Family Court of Western Australia

Property Orders

Types of orders

At the end of a case, the Court can make a range of different orders, including orders for:

  • payment of a lump sum, either in one amount or by instalments
  • payment of a weekly, monthly, yearly or other periodic sum
  • a transfer or settlement of property
  • the appointment or removal of trustees
  • payments directly to a party, a trustee to be appointed or to a public authority for the benefit of a party

When deciding what orders to make, the Court must follow the legislative principles for dividing property.

What can property and financial orders cover?

Property and financial orders can divide assets (things you own) and liabilities (things you owe money on) includes:

  • real estate, including the family home
  • money
  • investments
  • insurance policies
  • inheritances
  • shares
  • superannuation
  • any other assets, such as cars, furniture or jewellery
  • debts, such as mortgages, loans, credit cards and personal debts.

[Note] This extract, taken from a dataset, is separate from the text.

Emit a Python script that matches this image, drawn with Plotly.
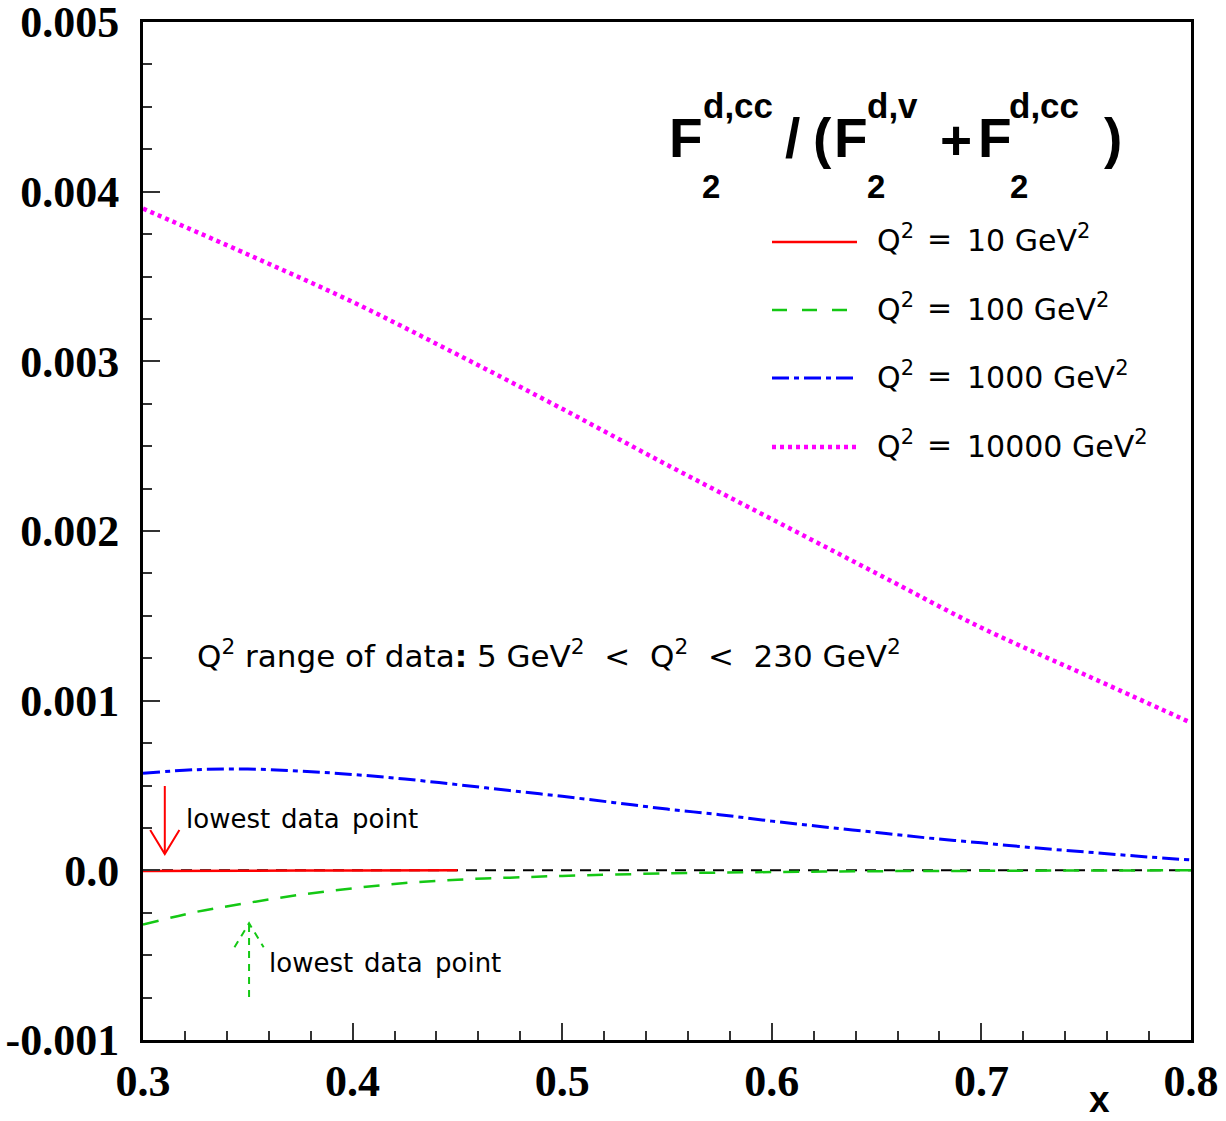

All items may be considered in the property settlement. It does not matter:

  • whose name is on the documents - they could be owned jointly with another person, or by a family trust or family company.
  • who bought an item
  • who made the debt.

The family home

You do not lose your right to a share of the house or other property if you leave the house.

If one person gets the house by agreement or court order, the other will still have a right to a fair share of the assets. This may mean that the person who stays in the house buys the other’s share of the house or re-finances the mortgage into their sole name.